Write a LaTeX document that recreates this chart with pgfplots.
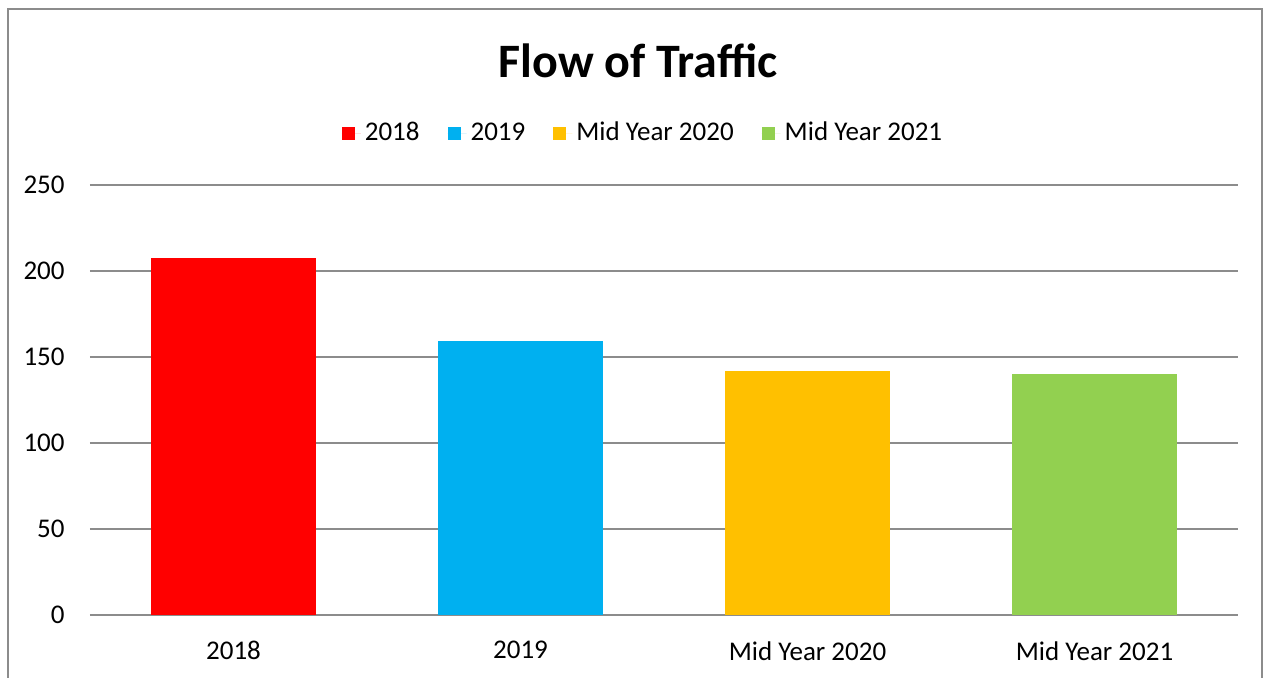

· · · · · · ·

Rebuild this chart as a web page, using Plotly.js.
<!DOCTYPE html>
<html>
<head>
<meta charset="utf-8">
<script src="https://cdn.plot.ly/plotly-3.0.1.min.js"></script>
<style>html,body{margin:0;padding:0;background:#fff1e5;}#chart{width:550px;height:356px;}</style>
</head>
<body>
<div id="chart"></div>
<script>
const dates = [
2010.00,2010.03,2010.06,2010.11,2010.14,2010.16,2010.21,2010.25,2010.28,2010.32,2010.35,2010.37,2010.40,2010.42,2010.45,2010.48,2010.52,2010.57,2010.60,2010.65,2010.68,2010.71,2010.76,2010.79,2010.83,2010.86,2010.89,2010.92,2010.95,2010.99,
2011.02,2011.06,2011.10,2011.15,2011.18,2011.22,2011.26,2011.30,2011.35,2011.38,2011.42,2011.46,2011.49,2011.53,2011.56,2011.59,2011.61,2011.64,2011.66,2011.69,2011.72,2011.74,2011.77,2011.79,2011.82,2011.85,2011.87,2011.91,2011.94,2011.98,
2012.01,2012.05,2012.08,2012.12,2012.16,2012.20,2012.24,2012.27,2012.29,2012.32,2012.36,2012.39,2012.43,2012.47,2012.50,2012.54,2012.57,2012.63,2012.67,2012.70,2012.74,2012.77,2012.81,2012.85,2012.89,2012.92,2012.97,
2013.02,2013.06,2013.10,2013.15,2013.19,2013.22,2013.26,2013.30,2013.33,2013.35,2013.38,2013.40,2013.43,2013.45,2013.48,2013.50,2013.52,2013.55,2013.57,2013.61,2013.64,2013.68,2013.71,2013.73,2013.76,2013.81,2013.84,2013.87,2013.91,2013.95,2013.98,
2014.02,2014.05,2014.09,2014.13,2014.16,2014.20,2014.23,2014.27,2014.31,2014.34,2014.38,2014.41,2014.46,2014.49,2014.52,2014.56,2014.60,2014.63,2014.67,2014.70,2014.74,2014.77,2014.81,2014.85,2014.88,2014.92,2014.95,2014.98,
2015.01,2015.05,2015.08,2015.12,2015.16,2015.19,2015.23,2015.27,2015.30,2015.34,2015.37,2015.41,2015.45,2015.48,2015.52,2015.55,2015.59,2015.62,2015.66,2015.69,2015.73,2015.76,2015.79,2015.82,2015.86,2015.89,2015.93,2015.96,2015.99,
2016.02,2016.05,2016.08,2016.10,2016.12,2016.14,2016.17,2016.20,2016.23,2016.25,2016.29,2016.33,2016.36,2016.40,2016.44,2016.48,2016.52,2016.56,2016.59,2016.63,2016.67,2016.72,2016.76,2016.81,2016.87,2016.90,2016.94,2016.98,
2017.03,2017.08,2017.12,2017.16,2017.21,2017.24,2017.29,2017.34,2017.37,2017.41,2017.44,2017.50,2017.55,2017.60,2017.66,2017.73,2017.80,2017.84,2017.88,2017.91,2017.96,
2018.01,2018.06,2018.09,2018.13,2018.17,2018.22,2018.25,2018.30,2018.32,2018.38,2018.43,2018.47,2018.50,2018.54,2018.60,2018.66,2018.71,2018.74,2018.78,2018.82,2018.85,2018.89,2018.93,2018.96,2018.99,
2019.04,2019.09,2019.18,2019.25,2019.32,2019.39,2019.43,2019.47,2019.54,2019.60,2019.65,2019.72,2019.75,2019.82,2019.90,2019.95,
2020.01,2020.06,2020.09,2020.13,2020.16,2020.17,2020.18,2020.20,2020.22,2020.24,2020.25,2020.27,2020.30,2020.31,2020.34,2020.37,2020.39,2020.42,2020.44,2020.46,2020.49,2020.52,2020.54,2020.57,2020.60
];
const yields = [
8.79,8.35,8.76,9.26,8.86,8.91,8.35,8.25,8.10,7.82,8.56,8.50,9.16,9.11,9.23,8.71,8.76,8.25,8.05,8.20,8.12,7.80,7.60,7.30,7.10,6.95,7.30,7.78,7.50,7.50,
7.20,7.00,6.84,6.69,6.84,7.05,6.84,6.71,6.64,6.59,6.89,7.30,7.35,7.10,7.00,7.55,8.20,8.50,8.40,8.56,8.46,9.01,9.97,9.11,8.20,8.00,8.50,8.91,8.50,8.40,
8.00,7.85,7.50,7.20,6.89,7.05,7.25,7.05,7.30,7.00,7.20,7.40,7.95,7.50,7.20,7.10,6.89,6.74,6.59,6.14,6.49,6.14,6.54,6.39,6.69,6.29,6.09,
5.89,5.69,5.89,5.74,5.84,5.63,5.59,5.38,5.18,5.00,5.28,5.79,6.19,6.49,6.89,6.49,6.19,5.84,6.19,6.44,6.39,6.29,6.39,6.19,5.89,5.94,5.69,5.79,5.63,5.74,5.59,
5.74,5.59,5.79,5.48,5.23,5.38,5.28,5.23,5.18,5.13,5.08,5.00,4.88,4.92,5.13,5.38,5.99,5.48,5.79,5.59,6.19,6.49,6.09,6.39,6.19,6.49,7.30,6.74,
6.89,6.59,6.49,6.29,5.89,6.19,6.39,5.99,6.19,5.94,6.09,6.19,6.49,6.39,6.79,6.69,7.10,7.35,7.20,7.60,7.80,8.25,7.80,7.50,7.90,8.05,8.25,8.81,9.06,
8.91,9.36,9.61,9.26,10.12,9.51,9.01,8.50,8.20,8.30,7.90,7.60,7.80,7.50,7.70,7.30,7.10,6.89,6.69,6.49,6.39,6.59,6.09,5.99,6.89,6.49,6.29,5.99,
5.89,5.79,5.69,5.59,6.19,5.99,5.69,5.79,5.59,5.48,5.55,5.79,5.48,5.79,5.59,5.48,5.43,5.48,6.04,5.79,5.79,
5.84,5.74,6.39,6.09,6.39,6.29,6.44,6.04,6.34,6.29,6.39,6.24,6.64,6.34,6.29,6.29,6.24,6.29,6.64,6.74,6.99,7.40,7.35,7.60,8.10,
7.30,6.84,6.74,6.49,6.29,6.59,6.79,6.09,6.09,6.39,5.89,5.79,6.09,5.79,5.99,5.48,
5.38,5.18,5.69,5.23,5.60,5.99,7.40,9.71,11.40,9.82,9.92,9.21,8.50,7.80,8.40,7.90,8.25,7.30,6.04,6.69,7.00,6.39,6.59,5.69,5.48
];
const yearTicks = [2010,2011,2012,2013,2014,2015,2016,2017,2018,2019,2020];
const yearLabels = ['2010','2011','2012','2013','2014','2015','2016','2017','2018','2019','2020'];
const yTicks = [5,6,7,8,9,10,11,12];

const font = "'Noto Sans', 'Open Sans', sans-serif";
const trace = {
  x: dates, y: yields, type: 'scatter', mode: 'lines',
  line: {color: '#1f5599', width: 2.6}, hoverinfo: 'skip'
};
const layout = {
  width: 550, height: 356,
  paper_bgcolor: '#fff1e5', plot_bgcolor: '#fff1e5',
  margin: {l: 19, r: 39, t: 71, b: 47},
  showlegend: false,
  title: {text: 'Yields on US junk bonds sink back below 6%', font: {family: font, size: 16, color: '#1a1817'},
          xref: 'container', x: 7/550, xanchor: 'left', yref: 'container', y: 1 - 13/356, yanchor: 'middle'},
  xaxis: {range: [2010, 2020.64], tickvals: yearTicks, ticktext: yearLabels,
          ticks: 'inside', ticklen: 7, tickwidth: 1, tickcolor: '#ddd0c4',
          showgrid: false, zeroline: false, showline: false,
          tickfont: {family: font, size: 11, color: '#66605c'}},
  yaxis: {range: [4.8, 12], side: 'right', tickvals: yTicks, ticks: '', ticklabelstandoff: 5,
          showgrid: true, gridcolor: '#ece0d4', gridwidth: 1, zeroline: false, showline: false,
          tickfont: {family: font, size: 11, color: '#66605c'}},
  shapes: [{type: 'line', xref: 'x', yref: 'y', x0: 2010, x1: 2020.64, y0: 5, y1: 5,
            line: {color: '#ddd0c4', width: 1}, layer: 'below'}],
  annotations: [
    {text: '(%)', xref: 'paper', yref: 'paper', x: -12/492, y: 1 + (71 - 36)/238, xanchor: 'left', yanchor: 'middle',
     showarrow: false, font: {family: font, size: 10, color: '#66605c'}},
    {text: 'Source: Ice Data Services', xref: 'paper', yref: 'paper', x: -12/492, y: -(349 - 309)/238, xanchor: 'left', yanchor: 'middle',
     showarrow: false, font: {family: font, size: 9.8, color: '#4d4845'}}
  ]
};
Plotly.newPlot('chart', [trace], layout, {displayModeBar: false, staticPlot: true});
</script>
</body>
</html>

· · · · · · ·

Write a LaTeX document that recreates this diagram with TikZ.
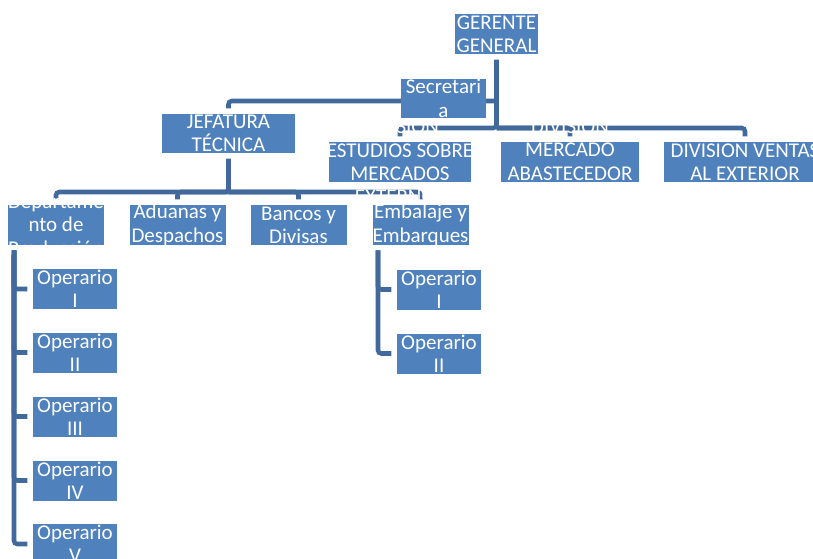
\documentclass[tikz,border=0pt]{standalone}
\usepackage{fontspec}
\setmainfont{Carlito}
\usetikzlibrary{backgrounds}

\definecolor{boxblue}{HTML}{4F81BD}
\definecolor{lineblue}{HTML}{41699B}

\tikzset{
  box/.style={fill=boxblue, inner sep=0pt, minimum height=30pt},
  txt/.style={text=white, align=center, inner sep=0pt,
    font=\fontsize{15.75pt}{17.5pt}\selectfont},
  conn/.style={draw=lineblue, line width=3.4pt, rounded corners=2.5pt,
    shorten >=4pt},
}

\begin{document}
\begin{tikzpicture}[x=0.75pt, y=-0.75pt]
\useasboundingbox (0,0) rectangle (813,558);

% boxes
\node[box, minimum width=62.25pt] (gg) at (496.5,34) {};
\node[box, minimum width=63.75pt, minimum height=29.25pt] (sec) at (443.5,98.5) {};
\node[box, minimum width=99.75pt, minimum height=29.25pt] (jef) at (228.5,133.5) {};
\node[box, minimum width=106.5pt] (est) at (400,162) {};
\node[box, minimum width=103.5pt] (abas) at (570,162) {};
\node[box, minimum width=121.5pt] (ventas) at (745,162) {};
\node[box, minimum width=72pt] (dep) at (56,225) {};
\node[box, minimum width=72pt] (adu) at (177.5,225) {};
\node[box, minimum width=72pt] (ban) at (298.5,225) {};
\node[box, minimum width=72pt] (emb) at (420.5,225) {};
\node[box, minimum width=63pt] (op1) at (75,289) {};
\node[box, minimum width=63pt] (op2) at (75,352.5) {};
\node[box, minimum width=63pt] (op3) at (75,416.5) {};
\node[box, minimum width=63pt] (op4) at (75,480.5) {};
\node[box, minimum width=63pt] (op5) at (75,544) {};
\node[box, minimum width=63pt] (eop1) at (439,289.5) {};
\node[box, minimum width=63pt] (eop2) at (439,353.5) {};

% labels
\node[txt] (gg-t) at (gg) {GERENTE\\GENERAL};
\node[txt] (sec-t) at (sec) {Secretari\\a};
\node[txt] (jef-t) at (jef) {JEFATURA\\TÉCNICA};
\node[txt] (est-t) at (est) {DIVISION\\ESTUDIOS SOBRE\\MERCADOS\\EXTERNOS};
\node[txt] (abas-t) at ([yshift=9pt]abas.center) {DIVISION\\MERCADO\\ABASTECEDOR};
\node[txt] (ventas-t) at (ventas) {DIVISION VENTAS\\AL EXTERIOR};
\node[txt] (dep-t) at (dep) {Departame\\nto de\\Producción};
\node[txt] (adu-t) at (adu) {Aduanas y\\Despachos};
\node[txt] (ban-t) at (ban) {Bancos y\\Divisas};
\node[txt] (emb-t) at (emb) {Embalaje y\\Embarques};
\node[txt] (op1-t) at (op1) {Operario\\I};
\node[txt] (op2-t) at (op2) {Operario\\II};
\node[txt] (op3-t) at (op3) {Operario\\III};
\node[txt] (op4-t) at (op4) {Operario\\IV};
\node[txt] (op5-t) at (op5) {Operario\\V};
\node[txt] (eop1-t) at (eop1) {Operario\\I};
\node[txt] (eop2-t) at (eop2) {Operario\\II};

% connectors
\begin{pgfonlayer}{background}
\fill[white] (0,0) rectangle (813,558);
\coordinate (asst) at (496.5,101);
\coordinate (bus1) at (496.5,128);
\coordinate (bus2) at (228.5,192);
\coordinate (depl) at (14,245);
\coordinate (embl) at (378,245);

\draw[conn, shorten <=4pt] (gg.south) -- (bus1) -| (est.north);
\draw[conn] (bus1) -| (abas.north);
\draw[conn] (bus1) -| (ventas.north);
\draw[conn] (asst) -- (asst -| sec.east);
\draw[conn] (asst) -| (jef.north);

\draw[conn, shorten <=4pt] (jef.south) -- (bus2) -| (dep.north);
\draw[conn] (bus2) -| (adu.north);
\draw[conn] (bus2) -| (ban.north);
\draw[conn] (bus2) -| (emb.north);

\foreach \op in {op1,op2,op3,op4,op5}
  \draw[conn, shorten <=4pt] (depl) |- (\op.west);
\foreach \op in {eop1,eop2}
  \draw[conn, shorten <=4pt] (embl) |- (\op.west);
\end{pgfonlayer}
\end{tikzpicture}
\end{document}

· · · · · · ·

Set out every line from the material that contains the string "with".

### Written answer
Write a LaTeX document that recreates this chart with pgfplots.
Write a LaTeX document that recreates this diagram with TikZ.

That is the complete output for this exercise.